“But God said to him, ‘Fool! This night your soul is required of you, and the things you have prepared, whose will they be?’” (Luke 12:20)
I would hate to think that God would look at how I spend my days and sum me up as “Fool!” What a horrible designation! Imagine getting and spending, accumulating and splurging, and God declaring all of it foolishness.
“Be on your guard against all covetousness,” Christ told his listeners and speaks to us today as well. “For one’s life does not consist in the abundance of his possessions” (Luke 12:15). The Lord is not impressed with our stuff, with where we’ve been or who we know or the quantity of what we have gathered in as our own. None of that matters to him in the least; He does not want it to matter to us either. Christ warns us that our identity should not be classified according to “the abundance of our possessions.”
He notices what we are storing up, what we consider our treasures, and whether or not we are being “rich toward God” (Luke 12:21). From his perspective, we become easily ensnared by our eager or excessive desires, especially when it comes to wealth and possessions.
Stop that foolishness, God tells us in hundreds of ways all through Scripture. Don’t build your house on that flimsy foundation. Don’t strive for that false sense of security. Don’t drop a pittance in my direction as if I am an Uber driver that got you safely across town and is now deserving a tip.
Recognize that everything you have is mine. All of it is sourced in me. “What do you have that you did not receive? If then you received it, why do you boast as if you did not receive it?” (1 Corinthians 4:7) “You may say to yourself, ‘My power and the strength of my hands have produced this wealth for me.’ But remember the Lord your God, for it is he who gives you the ability to produce wealth” (Deuteronomy 8:17-18).

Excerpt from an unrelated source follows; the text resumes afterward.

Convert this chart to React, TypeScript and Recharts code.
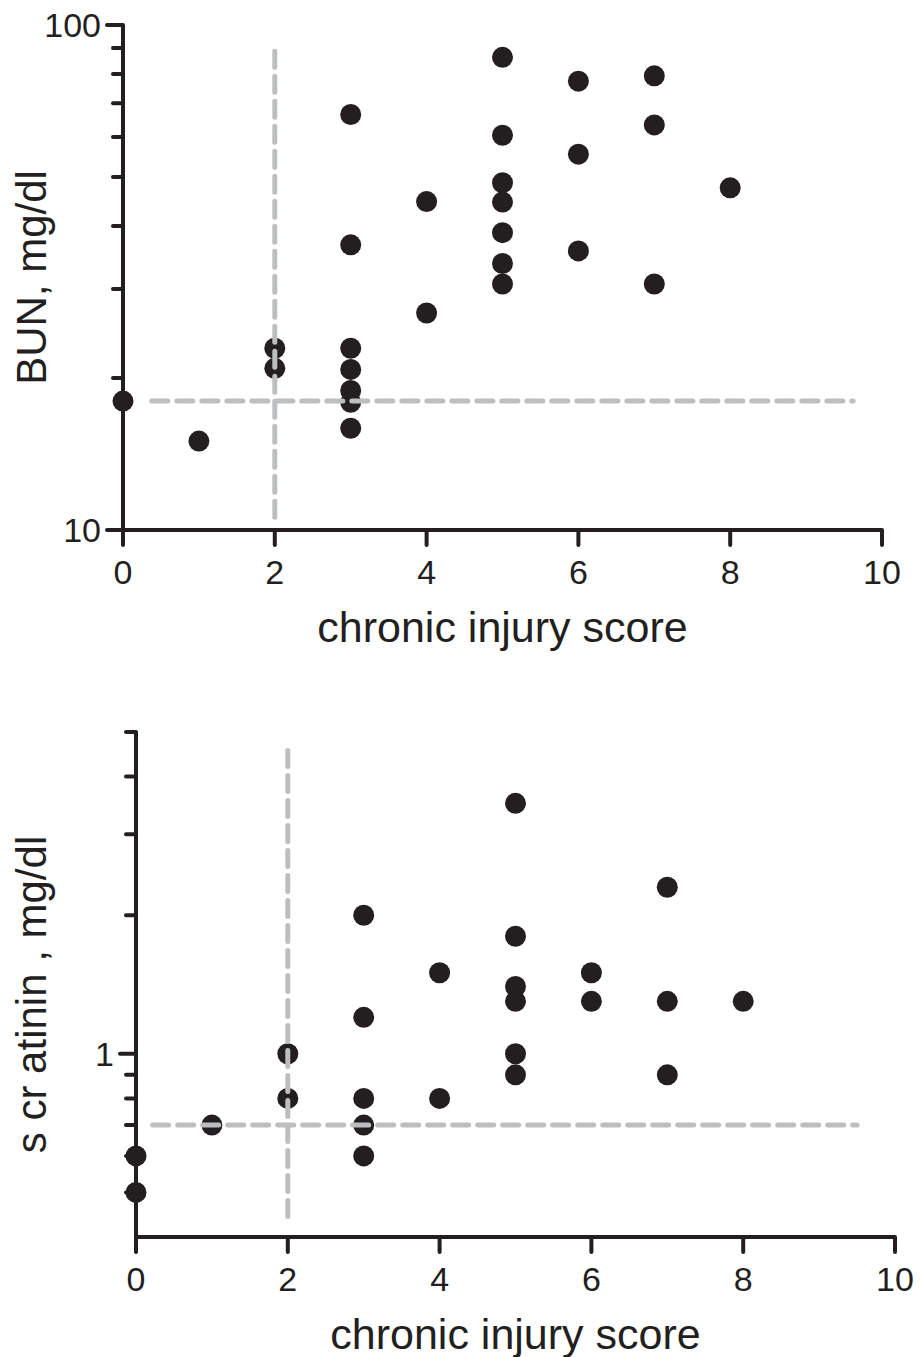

The very opposite of foolish choices is laid out for us by the apostle Paul. After admonishing his readers to run as far away as possible from being consumed by riches and greed, he lays out for us the better choices available. “Pursue righteousness, faith, love, steadfastness, gentleness” (1 Timothy 6:11).
Like a town crier alerting us to impending danger and the clear path to attaining rescue and freedom, Paul instead commands us to, “Do good, to be rich in good works, to be generous and ready to share, thus storing up treasure…” (1 Timothy 6:18-19).

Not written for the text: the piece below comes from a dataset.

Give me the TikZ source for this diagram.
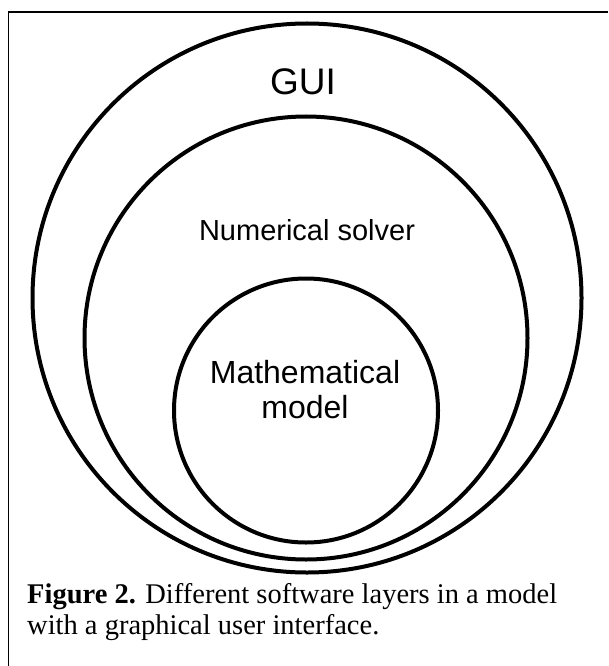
\documentclass[tikz,border=0pt]{standalone}
\usepackage{fontspec}
\setmainfont{Liberation Serif}
\setsansfont{Liberation Sans}

\begin{document}
\begin{tikzpicture}[x=1pt, y=-1pt]
    \useasboundingbox (0,0) rectangle (608,666);
    % frame
    \coordinate (FL) at (8.5,666);
    \coordinate (FC) at (8.5,12);
    \coordinate (FR) at (608,12);
    \draw[line width=1.6pt] (FL) -- (FC) -- (FR);

    \node[draw, circle, line width=4pt, minimum size=549pt, inner sep=0pt] (gui) at (307,298) {};
    \node[draw, circle, line width=4pt, minimum size=443pt, inner sep=0pt] (solver) at (306,338) {};
    \node[draw, circle, line width=4pt, minimum size=264pt, inner sep=0pt] (model) at (306,410.5) {};

    \node[font=\sffamily\fontsize{37}{40}\selectfont] (guilabel) at (303,82) {GUI};
    \node[font=\sffamily\fontsize{29}{32}\selectfont] (solverlabel) at (307,230) {Numerical solver};
    \node[font=\sffamily\fontsize{32}{35}\selectfont, align=center] (modellabel) at (305,390) {Mathematical\\model};

    \node[font=\fontsize{28.5}{31}\selectfont, align=left, anchor=base west, inner sep=0pt] (caption) at (27,634)
        {\textbf{Figure 2.} Different software layers in a model\\with a graphical user interface.};
\end{tikzpicture}
\end{document}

God does not need our money. God does not need anything we have. Throughout Scripture his call to us to live generously and unselfishly is for our benefit, not his. He longs for us to imitate his generous heart because he knows that ultimate joy and peace and hope occur when we freely give much away and choose to distance ourselves from anything foolish.
May his Spirit living in us help us to do that, and much more.